The nu metal band Korn was born from the band previously known as L.A.P.D. and three of its original members – Reginald Arvizu, James Shaffer, and David Silvera. After L.A.P.D. disbanded, Silvera, Arvizu, and Shaffer brought Jonathan Davis and Brian Welch into the band and created Korn. The band started performing publicly in 1993, and began work on a demo album around the same time. Korn was self-released in the following year and the band’s new metal sound piqued the interest of a number of music critics. That same year, Korn joined such notable artists as Ozzy Osbourne on tour, helping to further establish a fan base and bring them album into the Billboard 200 charts. The album eventually reached multi-platinum status and earned Korn a Grammy nomination for Best Metal Performance. The singles “Blind,” “Shoots and Ladders,” and “Need To,” were all equally successful, launching a career for Korn which has lasted well into the new millennium.

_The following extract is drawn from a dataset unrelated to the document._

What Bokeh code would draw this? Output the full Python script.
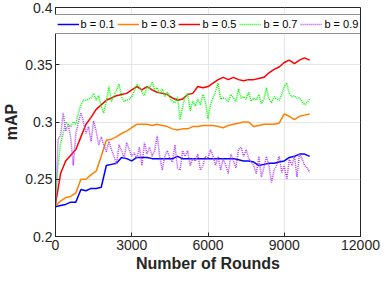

Since that time, Korn has released the albums: Life Is Peachy (1996), Follow the Leader (1998), Issues (1999), Untouchables (2002), Take A Look in the Mirror (2003), See You on the Other Side (2005), Korn III: Remember Who You Are (2010), and The Path of Totality (2011.) The albums have spawned some of nu metal’s biggest hits, including: “Got the Life,” “Freak on a Leash,” “Falling Away from Me,” “Make Me Bad,” “Somebody Someone,” “Here to Stay,” “Thoughtless,” “Alone I Break,” “Did My Time,” “Right Now,” “Everything I’ve Known,” “Twisted Transistor,” “Coming Undone,” “Evolution,” “Let the Guilt Go,” “Narcissistic Cannibal,” and “Way Too Far.” For their contributions to metal music, Korn has been recognized with multiple awards, including two Grammy Awards (with seven nominations.) Korn’s worldwide record sales have exceeded the fifty million mark, and they’ve placed eleven singles in the top ten of the Billboard 200. Korn’s most recent release is Paradigm Shift, which arrived in 2013.